──────── INFORMATION SHOWN ────────

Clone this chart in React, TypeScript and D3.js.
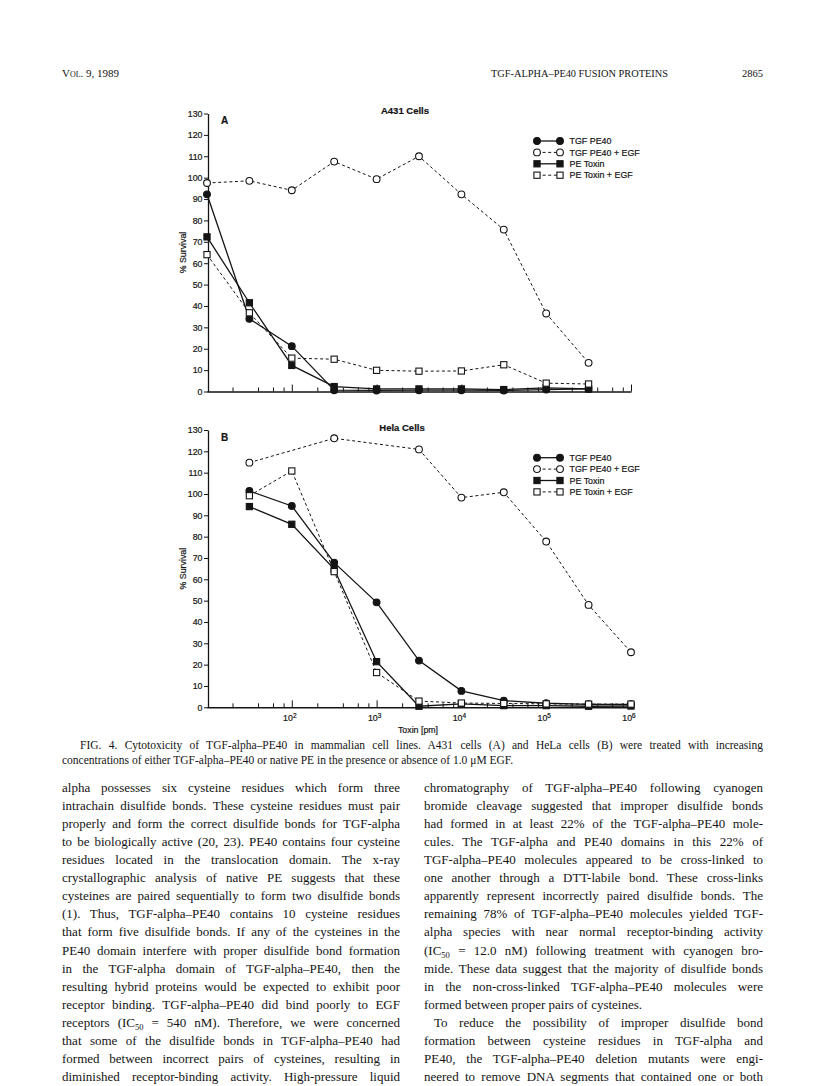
import * as d3 from "d3";
import React, { useEffect, useLayoutEffect, useRef } from "react";

const INK = "#141414";
const SANS = "'Liberation Sans', Arial, Helvetica, sans-serif";
const SERIF = "'Liberation Serif', 'Times New Roman', serif";

// doses [pm]
const doseA = [10, 31.6, 100, 316, 1000, 3160, 10000, 31600, 100000, 316000];
const doseB = [31.6, 100, 316, 1000, 3160, 10000, 31600, 100000, 316000, 1000000];
const doseBEgf = [31.6, 316, 3160, 10000, 31600, 100000, 316000, 1000000];

// % survival, A431 cells
const tgfA = [92.2, 34.0, 21.2, 0.6, 0.5, 0.6, 0.6, 0.5, 0.9, 1.2];
const tgfEgfA = [97.5, 98.5, 94.1, 107.5, 99.3, 110.0, 92.2, 75.7, 36.5, 13.4];
const peA = [72.3, 41.5, 12.2, 2.3, 1.2, 1.2, 1.2, 0.9, 1.7, 1.2];
const peEgfA = [64.0, 36.8, 15.6, 15.1, 9.9, 9.5, 9.6, 12.5, 3.9, 3.5];

// % survival, HeLa cells
const tgfB = [101.4, 94.4, 67.8, 49.2, 21.9, 7.7, 3.1, 1.9, 1.4, 1.4];
const tgfEgfB = [114.7, 126.1, 120.9, 98.3, 100.8, 77.7, 48.0, 25.8];
const peB = [94.1, 85.8, 64.8, 21.4, 0.5, 1.6, 0.8, 0.8, 0.5, 0.6];
const peEgfB = [99.2, 110.8, 63.6, 16.3, 2.9, 2.0, 1.8, 1.6, 1.5, 1.5];

const yTickValues = [0, 10, 20, 30, 40, 50, 60, 70, 80, 90, 100, 110, 120, 130];
const majorX = [100, 1000, 10000, 100000, 1000000];
const majorExp = ["2", "3", "4", "5", "6"];
const minorMult = [2, 4, 6, 8];
const decades = [10, 100, 1000, 10000, 100000];
const legendLabels = ["TGF PE40", "TGF PE40 + EGF", "PE Toxin", "PE Toxin  + EGF"];

const leftCol = [
  "alpha possesses six cysteine residues which form three",
  "intrachain disulfide bonds. These cysteine residues must pair",
  "properly and form the correct disulfide bonds for TGF-alpha",
  "to be biologically active (20, 23). PE40 contains four cysteine",
  "residues located in the translocation domain. The x-ray",
  "crystallographic analysis of native PE suggests that these",
  "cysteines are paired sequentially to form two disulfide bonds",
  "(1). Thus, TGF-alpha\u2013PE40 contains 10 cysteine residues",
  "that form five disulfide bonds. If any of the cysteines in the",
  "PE40 domain interfere with proper disulfide bond formation",
  "in the TGF-alpha domain of TGF-alpha\u2013PE40, then the",
  "resulting hybrid proteins would be expected to exhibit poor",
  "receptor binding. TGF-alpha\u2013PE40 did bind poorly to EGF",
  "receptors (IC50 = 540 nM). Therefore, we were concerned",
  "that some of the disulfide bonds in TGF-alpha\u2013PE40 had",
  "formed between incorrect pairs of cysteines, resulting in",
  "diminished receptor-binding activity. High-pressure liquid",
];

const rightCol = [
  "chromatography of TGF-alpha\u2013PE40 following cyanogen",
  "bromide cleavage suggested that improper disulfide bonds",
  "had formed in at least 22% of the TGF-alpha\u2013PE40 mole-",
  "cules. The TGF-alpha and PE40 domains in this 22% of",
  "TGF-alpha\u2013PE40 molecules appeared to be cross-linked to",
  "one another through a DTT-labile bond. These cross-links",
  "apparently represent incorrectly paired disulfide bonds. The",
  "remaining 78% of TGF-alpha\u2013PE40 molecules yielded TGF-",
  "alpha species with near normal receptor-binding activity",
  "(IC50 = 12.0 nM) following treatment with cyanogen bro-",
  "mide. These data suggest that the majority of disulfide bonds",
  "in the non-cross-linked TGF-alpha\u2013PE40 molecules were",
  "formed between proper pairs of cysteines.",
  "To reduce the possibility of improper disulfide bond",
  "formation between cysteine residues in TGF-alpha and",
  "PE40, the TGF-alpha\u2013PE40 deletion mutants were engi-",
  "neered to remove DNA segments that contained one or both",
];

const caption = [
  "FIG. 4. Cytotoxicity of TGF-alpha\u2013PE40 in mammalian cell lines. A431 cells (A) and HeLa cells (B) were treated with increasing",
  "concentrations of either TGF-alpha\u2013PE40 or native PE in the presence or absence of 1.0 \u03bcM EGF.",
];

type Series = {
  label: string;
  dose: number[];
  values: number[];
  shape: "circle" | "square";
  filled: boolean;
  dashed: boolean;
};

const X0 = 207;
const X1 = 631;

function Marker({ cx, cy, shape, filled }: { cx: number; cy: number; shape: string; filled: boolean }) {
  const fill = filled ? INK : "#fff";
  if (shape === "circle") {
    return <circle cx={cx} cy={cy} r={3.4} fill={fill} stroke={INK} strokeWidth={1.1} />;
  }
  return <rect x={cx - 3.1} y={cy - 3.1} width={6.2} height={6.2} fill={fill} stroke={INK} strokeWidth={1.1} />;
}

function Panel({
  top,
  bottom,
  title,
  titleX,
  letter,
  series,
  legendY,
  showXLabels,
}: {
  top: number;
  bottom: number;
  title: string;
  titleX: number;
  letter: string;
  series: Series[];
  legendY: number;
  showXLabels: boolean;
}) {
  const yRef = useRef<SVGGElement>(null);
  const xMinorRef = useRef<SVGGElement>(null);
  const xMajorRef = useRef<SVGGElement>(null);

  const x = d3.scaleLog().domain([10, 1e6]).range([X0, X1]);
  const y = d3.scaleLinear().domain([0, 130]).range([bottom, top]);
  const minorTicks = decades.flatMap((d) => minorMult.map((m) => m * d));

  useEffect(() => {
    const gy = d3.select(yRef.current!);
    gy.call(
      d3.axisLeft(y).tickValues(yTickValues).tickSize(4).tickSizeOuter(0).tickPadding(1.5).tickFormat(d3.format("d"))
    );
    gy.attr("font-family", SANS).attr("font-size", 8.8).style("color", INK);
    gy.selectAll("text").attr("fill", INK).attr("stroke", INK).attr("stroke-width", 0.2);
    gy.select(".domain").attr("stroke-width", 1.3);

    const gm = d3.select(xMinorRef.current!);
    gm.call(d3.axisBottom(x).tickValues(minorTicks).tickSize(-4).tickSizeOuter(0).tickFormat(() => ""));
    gm.style("color", INK);
    gm.select(".domain").attr("stroke-width", 1.4);

    const gM = d3.select(xMajorRef.current!);
    gM.call(d3.axisBottom(x).tickValues(majorX).tickSize(-7).tickSizeOuter(0).tickFormat(() => ""));
    gM.style("color", INK);
    gM.select(".domain").remove();
  });

  const line = d3
    .line<[number, number]>()
    .x((d) => x(d[0]))
    .y((d) => y(d[1]));

  const lx0 = 537;
  const lx1 = 560;
  const txt = { fontFamily: SANS, fill: INK, stroke: INK, strokeWidth: 0.2 };

  return (
    <g>
      <text x={titleX} y={top + 0.5} textAnchor="middle" fontSize={9.5} fontWeight="bold" {...txt}>
        {title}
      </text>
      <text x={221} y={top + 10.5} fontSize={10} fontWeight="bold" {...txt}>
        {letter}
      </text>
      <text transform={`translate(186,${(top + bottom) / 2}) rotate(-90)`} textAnchor="middle" fontSize={8.8} {...txt}>
        % Survival
      </text>

      <g ref={yRef} transform={`translate(${X0 + 1},0)`} />
      <g ref={xMinorRef} transform={`translate(0,${bottom})`} />
      <g ref={xMajorRef} transform={`translate(0,${bottom})`} />

      {showXLabels &&
        majorX.map((v, i) => (
          <text key={v} x={x(v) - 2} y={bottom + 14} textAnchor="middle" fontSize={8.8} {...txt}>
            10
            <tspan dy={-3.5} fontSize={6.5}>
              {majorExp[i]}
            </tspan>
          </text>
        ))}
      {showXLabels && (
        <text x={418} y={bottom + 26} textAnchor="middle" fontSize={8.8} {...txt}>
          Toxin [pm]
        </text>
      )}

      {series.map((s) => (
        <path
          key={s.label + "-line"}
          d={line(s.dose.map((d, i) => [d, s.values[i]]) as [number, number][]) || ""}
          fill="none"
          stroke={INK}
          strokeWidth={s.dashed ? 1 : 1.3}
          strokeDasharray={s.dashed ? "3,2.6" : undefined}
        />
      ))}
      {series.map((s) =>
        s.dose.map((d, i) => (
          <Marker key={s.label + i} cx={x(d)} cy={y(s.values[i])} shape={s.shape} filled={s.filled} />
        ))
      )}

      {series.map((s, i) => {
        const ly = legendY + i * 11.4;
        return (
          <g key={s.label + "-legend"}>
            <line
              x1={lx0}
              x2={lx1}
              y1={ly}
              y2={ly}
              stroke={INK}
              strokeWidth={s.dashed ? 1 : 1.3}
              strokeDasharray={s.dashed ? "3,2.6" : undefined}
            />
            <Marker cx={lx0} cy={ly} shape={s.shape} filled={s.filled} />
            <Marker cx={lx1} cy={ly} shape={s.shape} filled={s.filled} />
            <text x={569.5} y={ly + 3.2} fontSize={8.9} {...txt}>
              {legendLabels[i]}
            </text>
          </g>
        );
      })}
    </g>
  );
}

function rich(s: string) {
  const k = s.indexOf("IC50");
  if (k < 0) return s;
  return (
    <>
      {s.slice(0, k)}IC
      <tspan dy={3} fontSize={8.5}>
        50
      </tspan>
      <tspan dy={-3}>{s.slice(k + 4)}</tspan>
    </>
  );
}

// justified by stretching the word gaps, like the typeset page
function BodyLine({ x, y, width, justify, text, size }: { x: number; y: number; width: number; justify: boolean; text: string; size: number }) {
  const ref = useRef<SVGTextElement>(null);
  useLayoutEffect(() => {
    const el = ref.current;
    if (!el || !justify) return;
    el.style.wordSpacing = "0px";
    const natural = el.getComputedTextLength();
    const gaps = text.split(" ").length - 1;
    if (gaps > 0) el.style.wordSpacing = `${(width - natural) / gaps}px`;
  });
  return (
    <text ref={ref} x={x} y={y} fontFamily={SERIF} fontSize={size} fill={INK}>
      {rich(text)}
    </text>
  );
}

export default function App() {
  const seriesA: Series[] = [
    { label: "tgf", dose: doseA, values: tgfA, shape: "circle", filled: true, dashed: false },
    { label: "tgfEgf", dose: doseA, values: tgfEgfA, shape: "circle", filled: false, dashed: true },
    { label: "pe", dose: doseA, values: peA, shape: "square", filled: true, dashed: false },
    { label: "peEgf", dose: doseA, values: peEgfA, shape: "square", filled: false, dashed: true },
  ];
  const seriesB: Series[] = [
    { label: "tgf", dose: doseB, values: tgfB, shape: "circle", filled: true, dashed: false },
    { label: "tgfEgf", dose: doseBEgf, values: tgfEgfB, shape: "circle", filled: false, dashed: true },
    { label: "pe", dose: doseB, values: peB, shape: "square", filled: true, dashed: false },
    { label: "peEgf", dose: doseB, values: peEgfB, shape: "square", filled: false, dashed: true },
  ];

  const lineGap = 18.06;

  return (
    <svg width={820} height={1086} style={{ position: "absolute", left: 0, top: 0, background: "#fff" }}>
      <rect width={820} height={1086} fill="#fff" />
      {/* running head */}
      <text x={62} y={77} fontFamily={SERIF} fontSize={11} fill={INK} style={{ fontVariant: "small-caps" }}>
        Vol. 9, 1989
      </text>
      <text x={491} y={77} fontFamily={SERIF} fontSize={10.5} fill={INK} textLength={177} lengthAdjust="spacingAndGlyphs">
        TGF-ALPHA{"\u2013"}PE40 FUSION PROTEINS
      </text>
      <text x={763} y={77} textAnchor="end" fontFamily={SERIF} fontSize={10.5} fill={INK}>
        2865
      </text>

      <Panel
        top={113.5}
        bottom={391.5}
        title="A431 Cells"
        titleX={405}
        letter="A"
        series={seriesA}
        legendY={141}
        showXLabels={false}
      />
      <Panel
        top={430}
        bottom={707.3}
        title="Hela Cells"
        titleX={402}
        letter="B"
        series={seriesB}
        legendY={457.7}
        showXLabels={true}
      />

      <BodyLine x={80} y={749} width={683} justify={true} text={caption[0]} size={11.5} />
      <BodyLine x={62} y={764} width={701} justify={false} text={caption[1]} size={11.5} />

      {leftCol.map((t, i) => (
        <BodyLine key={"l" + i} x={62} y={792 + i * lineGap} width={338} justify={true} text={t} size={13} />
      ))}
      {rightCol.map((t, i) => (
        <BodyLine
          key={"r" + i}
          x={i === 13 ? 434 : 424}
          y={792 + i * lineGap}
          width={i === 13 ? 329 : 339}
          justify={i !== 12}
          text={t}
          size={13}
        />
      ))}
    </svg>
  );
}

────────

AIM OF THE EXERCISE
Which lines hold the string "React"? Copy all of them from the data above.

THE REPLY
Clone this chart in React, TypeScript and D3.js.
import React, { useEffect, useLayoutEffect, useRef } from "react";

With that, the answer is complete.